Realengos en la política

Realengos en la política

HAMLET HERMANN
Estos son tiempos en los que recuerdo a menudo las artes manuales de Dilia Peña, mi abuela materna. Ella solía hacer cubrecamas a partir de pequeños recortes de tela, cada uno de los cuales hilvanaba como un capullo. Luego cosía uno con otro y formaba así un cobertor que pasaba a convertirse en el principal adorno de cada dormitorio de la casa.

Resultaba espectacular por la diversidad de los coloridos retazos de tela. Pero no servía para abrigarse en las noches frescas. La abundancia de realengos, los espacios vacíos que se formaban entre capullos, hacía que engalanara, pero no que abrigara.

El recuerdo de infancia asalta mi memoria mientras contemplo cómo por décadas se ha venido administrando el país. Gobernar bien no es tarea fácil. Administrar el Estado tiene que ver con dirigir una colectividad humana de manera que ésta tenga una vida de calidad. Para eso hay que dictar disposiciones que involucran a mucha gente. Y esas decisiones tienen que ser bien pensadas. Además, se debe contar con credibilidad y respeto para poderlas cumplir.

Eso evita que se tenga que dar marcha atrás luego que se pongan en vigencia. En resumen, para gobernar hay que contar con credibilidad, con capacidad gerencial e inteligencia, así como con firmeza para mantener las decisiones.

El primer problema de los gobiernos que hemos tenido es la falta de credibilidad. El dominicano hace tiempo que dejó de creer en políticos y en gobernantes. Tan grandes han sido los engaños de que ha sido víctima que desconfía de cuanto funcionario se trepa en el Palacio Nacional, en el Congreso o en cualquiera de las cúpulas partidarias. ¿Cómo podría justificarse que siendo el país de mayor crecimiento económico en el continente, la pobreza haya aumentado como nunca antes en la década reciente? Ante esta realidad, los gobiernos pierden la credibilidad, mientras el pueblo va disminuyendo la credulidad.

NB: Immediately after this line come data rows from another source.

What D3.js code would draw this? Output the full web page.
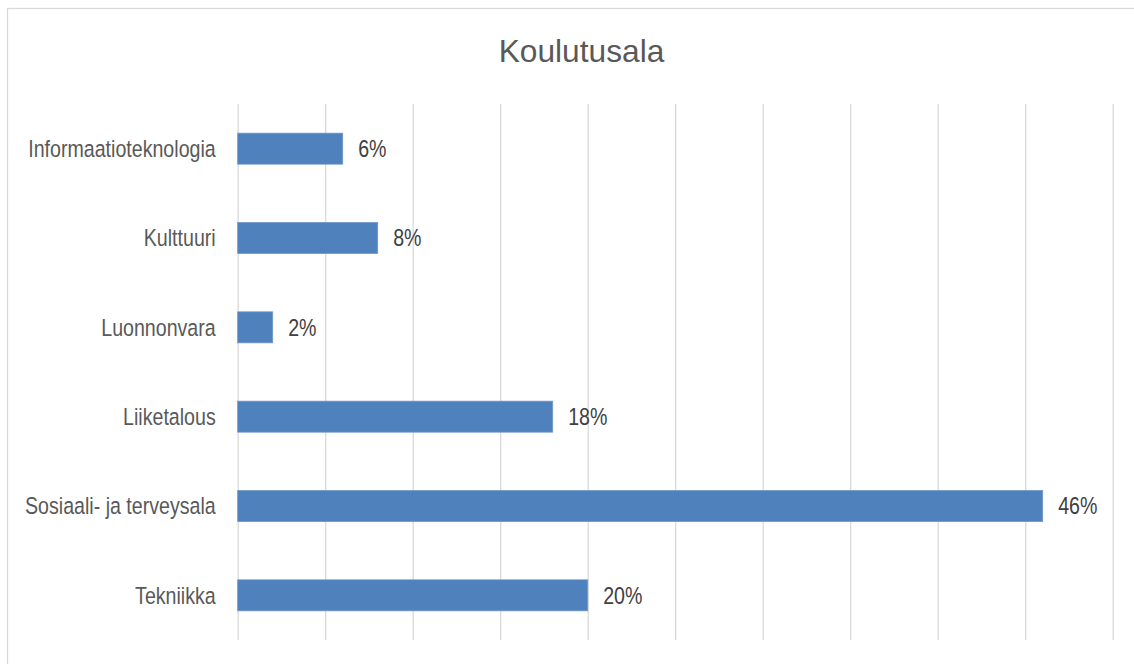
<!DOCTYPE html>
<html>
<head>
<meta charset="utf-8">
<script src="https://cdn.jsdelivr.net/npm/d3@7"></script>
<style>
  body { margin: 0; background: #fff; }
  svg { display: block; }
  .cat, .val { font-family: "Liberation Sans", Arial, sans-serif; }
</style>
</head>
<body>
<div id="chart"></div>
<script>
// Data
const categories = ["Informaatioteknologia", "Kulttuuri", "Luonnonvara", "Liiketalous", "Sosiaali- ja terveysala", "Tekniikka"];
const shares = [0.06, 0.08, 0.02, 0.18, 0.46, 0.20];
const valueLabels = ["6%", "8%", "2%", "18%", "46%", "20%"];
const title = "Koulutusala";

const width = 1134;
const height = 664;
const plot = { left: 237.7, right: 1112.7, top: 104, bottom: 640 };
// labels in the reference use a narrow face; squeeze the regular one
const narrow = 0.835;

const svg = d3.select("#chart")
    .append("svg")
    .attr("width", width)
    .attr("height", height);

// chart frame (only top/left edges fall inside the picture)
svg.append("rect")
    .attr("x", 7.5).attr("y", 8.5)
    .attr("width", 1160).attr("height", 700)
    .attr("fill", "#fff")
    .attr("stroke", "#d9d9d9")
    .attr("stroke-width", 1.3);

// Scales
const x = d3.scaleLinear()
    .domain([0, 0.5])
    .range([plot.left, plot.right]);

const y = d3.scaleBand()
    .domain(categories)
    .range([plot.top, plot.bottom])
    .paddingInner(0.653)
    .paddingOuter(0.3265);

// Gridlines
svg.append("g")
    .attr("transform", `translate(0,${plot.bottom})`)
    .call(d3.axisBottom(x).tickValues(d3.range(0, 0.5001, 0.05)).tickSize(plot.bottom - plot.top).tickFormat(""))
    .call(g => g.select(".domain").remove())
    .call(g => g.selectAll(".tick line")
        .attr("y2", -(plot.bottom - plot.top))
        .attr("stroke", "#d9d9d9")
        .attr("stroke-width", 1.3));

// Category axis labels
svg.append("g")
    .selectAll("text")
    .data(categories)
    .join("text")
    .attr("class", "cat")
    .attr("transform", d => `translate(${plot.left - 22},${y(d) + y.bandwidth() / 2}) scale(${narrow},1)`)
    .attr("dy", "0.36em")
    .attr("text-anchor", "end")
    .attr("font-size", 23.5)
    .attr("fill", "#595959")
    .text(d => d);

// Bars
svg.append("g")
    .selectAll("rect")
    .data(categories)
    .join("rect")
    .attr("x", x(0))
    .attr("y", d => y(d))
    .attr("width", (d, i) => x(shares[i]) - x(0))
    .attr("height", y.bandwidth())
    .attr("fill", "#4f81bd")
    .attr("stroke", "#6f97c9")
    .attr("stroke-width", 0.8);

// Value labels
svg.append("g")
    .selectAll("text")
    .data(categories)
    .join("text")
    .attr("class", "val")
    .attr("transform", (d, i) => `translate(${x(shares[i]) + 15.5},${y(d) + y.bandwidth() / 2}) scale(${narrow},1)`)
    .attr("dy", "0.36em")
    .attr("font-size", 23.5)
    .attr("fill", "#404040")
    .text((d, i) => valueLabels[i]);

// Title
svg.append("text")
    .attr("x", 581.5)
    .attr("y", 61.7)
    .attr("text-anchor", "middle")
    .attr("font-family", "'Liberation Sans', Arial, sans-serif")
    .attr("font-size", 31.7)
    .attr("fill", "#595959")
    .text(title);
</script>
</body>
</html>
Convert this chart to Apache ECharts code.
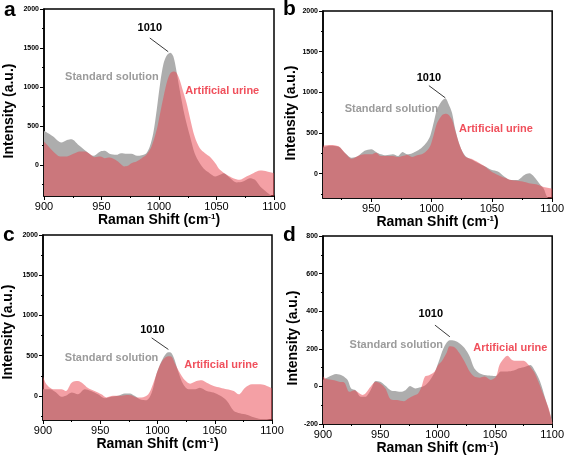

Entonces, si el pueblo no cree en los políticos, por vía de consecuencia, le ha perdido el respeto a los gobiernos.

Gran parte de ese resultado se debe a que los funcionarios no predican con el ejemplo. ¿Cómo puede un ciudadano admitir que le aumenten los impuestos si el gobierno no ha sido capaz de reducir los gastos generales ni la nómina?

¿Cómo pueden los políticos pedirle a la ciudadanía que ahorre combustible si el despilfarro gubernamental no puede ser disimulado siquiera? El pueblo empezará a economizar cuando los gobiernos demuestren con hechos irrebatibles que mantienen baja la nómina y que prohíben terminantemente las caravanas de lujosos vehículos oficiales. El único camino que les queda para ganarse el respeto de los demás es el de ser ejemplares, vale decir, dignos de ser imitados.

Para gritar consignas en una campaña no hace falta preparación alguna pero para administrar el Estado se requiere de un mínimo de capacidad gerencial y un máximo de honestidad. No habría estado de más que los Presidentes hubieran llevado la cuenta de los “errores accidentales” de los funcionarios. Podría haberse descubierto entonces que de tanto equivocarse algunos han establecido como norma los “errores sistemáticos”. Se equivocan las más de las veces, como si lo hicieran aposta. Cuando se aprenda que el gobierno es una empresa en la que sus gerentes no pueden, sistemáticamente, provocar perjuicios sociales y políticos, quizás avancemos.

Por cierto, la gente también le pierde la confianza a los gobiernos cuando perciben que dan un paso para adelante y dos pasos hacia atrás. Nada hay que provoque tanta desconfianza como la indecisión, sea esta aparente o real.

Una actitud vacilante y un evidente temor ante cualquier asomo de protesta, es difícil que ayuden a ganar el respaldo popular. Resulta inconcebible que algunas decisiones gubernamentales, a todas luces incoherentes, no encuentren firmes defensores ni siquiera entre los que la propusieron.

¿Ocurrirá eso porque antes de tomar una decisión no consultan ni siquiera entre ellos, ni hablan con los sectores que podrían resultar beneficiados o perjudicados?

¿Será que la indigencia intelectual ha hecho creer a algunos que son faraones, kaisers, califas o mandarines? ¿O prefieren practicar estilos de mando a control remoto, colocando a los gobiernos en el plano de los remiendos?

Mientras tanto, hay momentos en que a uno le da la impresión de que los espacios vacíos del gobierno parecen ser más abundantes que los capullos de retazos, como aquellos cubrecamas tejidos por mi abuela, que engalanaban pero no abrigaban.